Dugaan Kecurangan Pemilu 2024: Pro dan Kontra Penggunaan Hak Angket oleh DPR
Kontroversi mengenai dugaan kecurangan dalam Pemilu 2024 telah menciptakan perpecahan pandangan di kalangan politisi dan masyarakat. Di tengah gejolak ini, DPR dihadapkan pada pertimbangan penggunaan hak angket untuk menyelidiki klaim-klaim tersebut.

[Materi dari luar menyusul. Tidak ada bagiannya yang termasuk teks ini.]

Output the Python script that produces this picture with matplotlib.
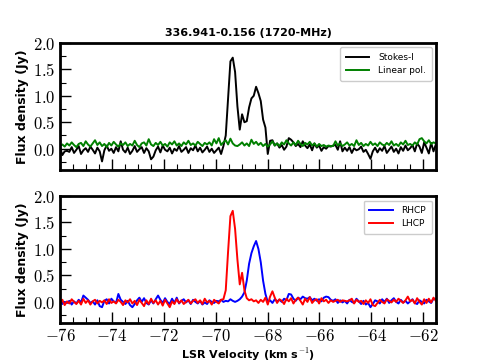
import numpy as np
import matplotlib
matplotlib.use("Agg")
import matplotlib.pyplot as plt
from matplotlib.ticker import MultipleLocator, FuncFormatter

plt.rcParams['mathtext.fontset'] = 'cm'

title = "336.941-0.156 (1720-MHz)"
v_start = -76.0
dv = 0.09

stokes_i = [
    0.02, -0.12, -0.05, -0.04, -0.06, 0.03, -0.08, -0.02, 0.05, -0.10,
    -0.03, 0.01, -0.06, 0.04, -0.02, -0.09, 0.02, -0.05, -0.24, -0.03,
    0.06, -0.04, 0.00, -0.08, 0.03, -0.05, 0.14, -0.02, -0.07, 0.02,
    -0.10, -0.04, 0.05, -0.06, -0.01, 0.03, -0.08, 0.01, -0.05, -0.20,
    -0.15, -0.03, 0.04, -0.07, 0.06, -0.02, -0.05, 0.02, -0.09, 0.00,
    -0.04, 0.05, -0.06, -0.02, 0.03, -0.08, 0.01, -0.03, 0.06, -0.05,
    0.02, -0.07, -0.02, 0.04, -0.06, 0.00, -0.08, -0.03, 0.02, -0.10,
    0.05, 0.25, 0.95, 1.65, 1.72, 1.45, 0.80, 0.36, 0.65, 0.50,
    0.52, 0.78, 0.95, 1.00, 1.17, 1.05, 0.90, 0.55, 0.40, -0.10,
    0.15, 0.16, 0.06, 0.10, 0.02, 0.07, -0.02, 0.04, 0.20, 0.17,
    0.12, 0.05, 0.09, 0.03, 0.14, 0.06, 0.01, 0.08, -0.03, 0.10,
    0.02, 0.06, -0.04, 0.03, 0.00, 0.05, 0.04, 0.06, 0.07, -0.02,
    0.14, -0.05, 0.02, -0.04, 0.03, -0.08, 0.01, -0.03, -0.01, 0.04,
    -0.06, -0.02, -0.10, -0.19, -0.05, 0.02, -0.07, 0.01, -0.04, 0.05,
    -0.08, -0.02, 0.04, -0.06, 0.00, -0.09, 0.03, -0.04, 0.06, -0.03,
    0.01, 0.07, -0.05, 0.10, 0.04, -0.08, 0.12, 0.02, -0.09, 0.11,
    -0.05, 0.08,
]

linear_pol = [
    0.05, 0.08, 0.04, 0.10, 0.06, 0.12, 0.07, 0.03, 0.09, 0.11,
    0.05, 0.14, 0.08, 0.04, 0.10, 0.16, 0.07, 0.12, 0.05, 0.09,
    0.03, 0.11, 0.06, 0.13, 0.08, 0.04, 0.10, 0.07, 0.12, 0.05,
    0.09, 0.06, 0.15, 0.07, 0.03, 0.10, 0.12, 0.06, 0.18, 0.08,
    0.05, 0.11, 0.07, 0.13, 0.06, 0.09, 0.04, 0.12, 0.08, 0.14,
    0.06, 0.10, 0.05, 0.12, 0.08, 0.15, 0.07, 0.10, 0.06, 0.13,
    0.09, 0.05, 0.11, 0.08, 0.12, 0.06, 0.18, 0.10, 0.20, 0.07,
    0.12, 0.16, 0.08, 0.19, 0.10, 0.06, 0.05, 0.08, 0.12, 0.06,
    0.10, 0.05, 0.17, 0.09, 0.13, 0.07, 0.11, 0.05, 0.09, 0.04,
    0.08, 0.14, 0.06, 0.10, 0.05, 0.12, 0.08, 0.16, 0.10, 0.06,
    0.12, 0.07, 0.15, 0.09, 0.05, 0.11, 0.08, 0.13, 0.06, 0.10,
    0.04, 0.09, 0.05, 0.07, 0.04, 0.06, 0.05, 0.05, 0.14, 0.06,
    0.10, 0.05, 0.08, 0.12, 0.06, 0.09, 0.05, 0.16, 0.07, 0.11,
    0.05, 0.09, 0.06, 0.13, 0.07, 0.10, 0.05, 0.12, 0.08, 0.06,
    0.11, 0.07, 0.14, 0.06, 0.09, 0.05, 0.12, 0.08, 0.15, 0.07,
    0.09, 0.06, 0.12, 0.08, 0.18, 0.20, 0.14, 0.10, 0.16, 0.09,
    0.12, 0.10,
]

lhcp = [
    -0.02, 0.04, -0.06, 0.01, -0.03, 0.05, 0.00, -0.04, 0.02, -0.05,
    0.06, -0.02, 0.03, -0.05, 0.01, 0.04, -0.03, 0.02, -0.01, 0.03,
    -0.04, 0.05, -0.02, 0.01, -0.03, 0.04, 0.00, -0.06, 0.03, -0.01,
    0.05, -0.03, 0.02, -0.06, 0.04, -0.02, -0.08, 0.03, -0.04, 0.06,
    -0.02, 0.03, -0.05, 0.02, -0.07, 0.04, -0.03, -0.10, 0.01, -0.04,
    0.05, -0.02, 0.03, -0.04, 0.00, 0.04, -0.03, 0.02, 0.05, -0.02,
    0.03, -0.04, 0.06, -0.01, 0.02, -0.05, 0.04, 0.00, -0.03, 0.04,
    0.05, 0.22, 0.95, 1.62, 1.72, 1.38, 0.80, 0.33, 0.55, 0.22,
    0.07, 0.03, 0.05, 0.01, 0.03, -0.02, 0.04, 0.00, 0.08, -0.05,
    0.10, 0.20, 0.08, -0.02, 0.05, 0.02, -0.04, 0.06, 0.01, 0.07,
    -0.03, 0.04, 0.08, 0.02, -0.05, 0.06, 0.00, 0.09, -0.02, 0.03,
    0.05, -0.03, 0.07, 0.01, 0.04, -0.02, 0.03, 0.00, 0.02, 0.04,
    0.00, 0.03, 0.02, 0.01, 0.03, 0.06, -0.03, 0.04, 0.00, 0.02,
    -0.04, 0.03, -0.02, 0.05, -0.06, -0.08, -0.02, 0.04, 0.00, -0.03,
    0.05, 0.02, -0.01, 0.04, 0.00, 0.06, 0.02, -0.02, 0.03, 0.10,
    0.01, 0.04, -0.03, 0.07, 0.00, -0.05, 0.05, -0.02, 0.06, -0.01,
    0.08, 0.02,
]

rhcp = [
    0.03, -0.04, 0.00, -0.02, 0.02, -0.05, 0.01, -0.03, 0.04, -0.01,
    0.12, 0.08, 0.04, -0.02, 0.01, -0.05, 0.03, -0.08, -0.10, 0.02,
    0.05, -0.03, 0.06, 0.01, -0.02, 0.15, 0.04, 0.00, -0.04, 0.02,
    -0.06, -0.10, -0.04, 0.03, 0.08, 0.00, 0.07, -0.02, -0.05, 0.03,
    -0.03, 0.05, 0.12, 0.04, -0.02, 0.07, 0.00, -0.04, 0.06, -0.02,
    0.08, -0.03, 0.02, 0.05, -0.01, 0.03, -0.04, 0.04, 0.00, -0.03,
    0.02, -0.05, -0.01, -0.04, 0.03, 0.00, -0.02, 0.02, 0.01, 0.04,
    0.00, 0.02, 0.01, 0.05, 0.02, 0.00, 0.02, 0.05, 0.10, 0.18,
    0.40, 0.72, 0.92, 1.05, 1.15, 1.00, 0.75, 0.40, 0.15, 0.00,
    0.03, -0.02, 0.05, 0.01, 0.04, 0.00, 0.06, 0.03, 0.15, 0.14,
    0.06, 0.02, 0.08, 0.05, 0.10, 0.07, 0.06, 0.09, 0.03, 0.06,
    0.02, 0.05, 0.01, 0.08, 0.10, 0.09, 0.04, 0.02, 0.05, -0.02,
    0.03, -0.01, 0.02, -0.03, 0.04, 0.00, -0.02, 0.06, 0.01, -0.04,
    0.02, -0.05, -0.02, -0.10, -0.04, 0.03, 0.01, -0.03, 0.05, 0.00,
    0.06, -0.02, 0.03, 0.07, 0.00, -0.03, 0.04, -0.01, 0.02, -0.03,
    0.01, 0.05, -0.02, -0.04, 0.03, 0.00, -0.03, 0.04, 0.01, -0.02,
    0.06, 0.05,
]

def vel(arr):
    return v_start + dv * np.arange(len(arr))

fig = plt.figure(figsize=(4.84, 3.63), dpi=100)
ax1 = fig.add_axes([0.124, 0.532, 0.777, 0.350])
ax2 = fig.add_axes([0.124, 0.110, 0.777, 0.350])

ax1.plot(vel(stokes_i), stokes_i, color='black', lw=1.4, label='Stokes-I')
ax1.plot(vel(linear_pol), linear_pol, color='green', lw=1.4, label='Linear pol.')
ax2.plot(vel(rhcp), rhcp, color='blue', lw=1.4, label='RHCP')
ax2.plot(vel(lhcp), lhcp, color='red', lw=1.4, label='LHCP')

fmt = FuncFormatter(lambda x, pos: r'$\mathbf{%.1f}$' % x)
fmtx = FuncFormatter(lambda x, pos: r'$\mathbf{%d}$' % round(x))

for ax in (ax1, ax2):
    ax.set_xlim(-76, -61.5)
    ax.set_ylim(-0.4, 2.0)
    ax.xaxis.set_major_locator(MultipleLocator(2))
    ax.xaxis.set_minor_locator(MultipleLocator(0.5))
    ax.yaxis.set_major_locator(MultipleLocator(0.5))
    ax.yaxis.set_minor_locator(MultipleLocator(0.25))
    ax.tick_params(which='major', direction='in', length=8, width=1.0, labelsize=12, pad=3)
    ax.tick_params(which='minor', direction='in', length=4, width=0.8)
    ax.yaxis.set_major_formatter(fmt)
    ax.xaxis.set_major_formatter(fmtx)
    for s in ax.spines.values():
        s.set_linewidth(2)
    ax.set_ylabel('Flux density (Jy)', fontsize=9, fontweight='bold', labelpad=3)
    ax.legend(loc='upper right', fontsize=6.5, fancybox=True, framealpha=1,
              handlelength=2.6, borderpad=0.6, handletextpad=1.0)

ax1.tick_params(labelbottom=False)
ax1.set_title(title, fontsize=8, fontweight='bold', pad=5)
ax2.set_xlabel(r'LSR Velocity (km s$^{\mathbf{-1}}$)', fontsize=8, fontweight='bold', labelpad=1)

fig.savefig('out.png', dpi=100)
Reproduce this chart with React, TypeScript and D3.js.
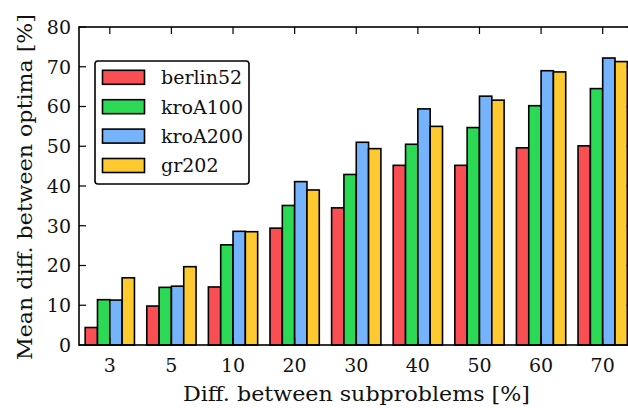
import React from "react";
import * as d3 from "d3";

const categories = ["3", "5", "10", "20", "30", "40", "50", "60", "70"];
const seriesNames = ["berlin52", "kroA100", "kroA200", "gr202"];
const berlin52 = [4.4, 9.8, 14.6, 29.4, 34.5, 45.2, 45.2, 49.6, 50.1];
const kroA100 = [11.4, 14.5, 25.2, 35.1, 42.9, 50.5, 54.7, 60.2, 64.5];
const kroA200 = [11.3, 14.8, 28.6, 41.1, 51.0, 59.4, 62.6, 69.0, 72.2];
const gr202 = [16.9, 19.7, 28.5, 39.0, 49.4, 55.0, 61.6, 68.7, 71.3];
const yTicks = [0, 10, 20, 30, 40, 50, 60, 70, 80];
const colors = ["#f94f52", "#2bd954", "#76b3fd", "#ffc930"];

const series = [berlin52, kroA100, kroA200, gr202];

export default function App() {
  const W = 628, H = 408;
  const left = 79, right = 633.5, top = 27, bottom = 345;
  const x = d3.scaleBand<string>().domain(categories).range([left, right]).paddingInner(0).paddingOuter(0);
  const y = d3.scaleLinear().domain([0, 80]).range([bottom, top]);
  const bw = x.bandwidth();
  const barW = bw * 0.2;
  const font = "'DejaVu Serif', serif";
  const tickLen = 7;

  return (
    <svg width={W} height={H} style={{ position: "absolute", left: 0, top: 0, background: "#fff" }}>
      {series.map((vals, s) =>
        vals.map((v, i) => {
          const cx = (x(categories[i]) as number) + bw / 2;
          const x0 = cx - bw * 0.4 + s * barW;
          return (
            <rect key={`${s}-${i}`} x={x0} y={y(v)} width={barW} height={y(0) - y(v)}
              fill={colors[s]} stroke="#000" strokeWidth={1.6} />
          );
        })
      )}
      {/* frame */}
      <rect x={left} y={top} width={right - left} height={bottom - top} fill="none" stroke="#000" strokeWidth={1.6} />
      {/* y ticks */}
      {yTicks.map((t) => (
        <g key={`y${t}`}>
          <line x1={left} x2={left + tickLen} y1={y(t)} y2={y(t)} stroke="#000" strokeWidth={1.2} />
          <line x1={right} x2={right - tickLen} y1={y(t)} y2={y(t)} stroke="#000" strokeWidth={1.2} />
          <text x={left - 8} y={y(t)} dy="0.36em" textAnchor="end" fontFamily={font} fontSize={19} fill="#111">{t}</text>
        </g>
      ))}
      {/* x ticks */}
      {categories.map((c) => {
        const cx = (x(c) as number) + bw / 2;
        return (
          <g key={`x${c}`}>
            <line x1={cx} x2={cx} y1={top} y2={top + tickLen} stroke="#000" strokeWidth={1.2} />
            <line x1={cx} x2={cx} y1={bottom} y2={bottom - tickLen} stroke="#000" strokeWidth={1.2} />
            <text x={cx} y={372} textAnchor="middle" fontFamily={font} fontSize={19} fill="#111">{c}</text>
          </g>
        );
      })}
      {/* axis titles */}
      <text x={183} y={401} textLength={347} lengthAdjust="spacingAndGlyphs" fontFamily={font} fontSize={20} fill="#111">
        Diff. between subproblems [%]
      </text>
      <text transform={`translate(32, 360) rotate(-90)`} textLength={346} lengthAdjust="spacingAndGlyphs" fontFamily={font} fontSize={20} fill="#111">
        Mean diff. between optima [%]
      </text>
      {/* legend */}
      <rect x={95} y={61} width={154} height={123} rx={3} ry={3} fill="#fff" stroke="#000" strokeWidth={1.6} />
      {seriesNames.map((n, s) => {
        const cy = 77.3 + s * 29.4;
        return (
          <g key={n}>
            <rect x={102.5} y={cy - 7} width={42} height={14} fill={colors[s]} stroke="#000" strokeWidth={1.6} />
            <text x={161} y={cy} dy="0.36em" fontFamily={font} fontSize={19} fill="#111">{n}</text>
          </g>
        );
      })}
    </svg>
  );
}
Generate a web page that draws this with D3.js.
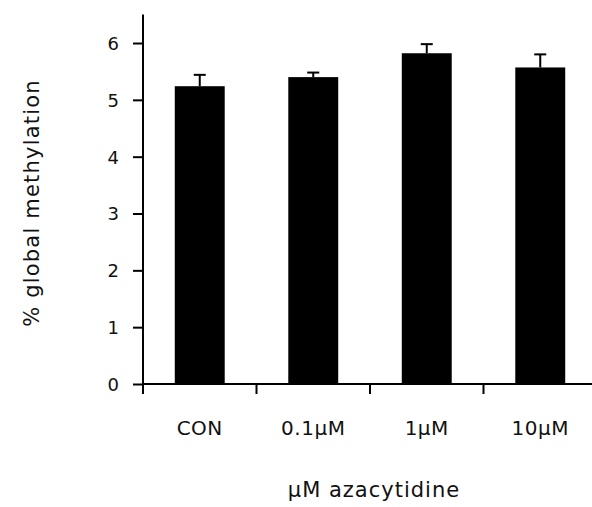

Berikut adalah pernyataan serta analisis yang mendalam terkait pandangan pro dan kontra terhadap penggunaan hak angket tersebut.
Pro Hak Angket:
1. Ganjar Pranowo: Mendukung Penyelidikan Mendalam
ex Gubernur Jawa Tengah, Ganjar Pranowo, menyoroti pentingnya transparansi dan akuntabilitas dalam proses demokrasi. Ia dengan tegas mengusulkan penggunaan hak angket untuk menyelidiki dugaan kecurangan Pemilu 2024. Bahkan, ia menyatakan kesiapannya untuk mendorong alternatif lain seperti hak interpelasi atau rapat kerja jika DPR tidak siap mengambil langkah tersebut. Pendekatan ini menekankan pentingnya fungsi kontrol DPR dalam menegakkan integritas pemilu.
2. Anies Baswedan: Kesempatan untuk Penyelidikan Lebih Lanjut
ex Gubernur DKI Jakarta, Anies Baswedan, menyambut baik wacana penggunaan hak angket sebagai langkah awal menuju investigasi yang lebih komprehensif. Menurutnya, hak angket membuka peluang bagi dugaan kecurangan Pemilu 2024 untuk diproses secara lebih lanjut hingga ke ranah DPR. Pandangan Anies menyoroti pentingnya memastikan bahwa setiap klaim kecurangan ditangani dengan serius dan objektif.
3. Partai NasDem: Mempertimbangkan Bukti-Bukti yang Ada
Partai NasDem, melalui pernyataan dari Ahmad Ali, menegaskan bahwa penggunaan hak angket akan dipertimbangkan dengan cermat jika dugaan kecurangan terbukti secara substansial. Ini menunjukkan sikap partai untuk menegakkan prinsip-prinsip demokrasi dan mengedepankan kepentingan publik di atas segalanya.
Kontra Hak Angket:
1. Komisi II DPR RI: Penyelesaian Melalui Lembaga Pemilu
Anggota Komisi II DPR RI, Guspardi Gaus, menyoroti alternatif lain dalam menangani dugaan kecurangan Pemilu 2024. Ia menekankan pentingnya melaporkan klaim-klaim tersebut kepada lembaga pemilu seperti Bawaslu atau Gakkumdu sebagai mekanisme yang lebih tepat. Pernyataan ini menyoroti keinginan untuk menghindari politisasi masalah pemilu.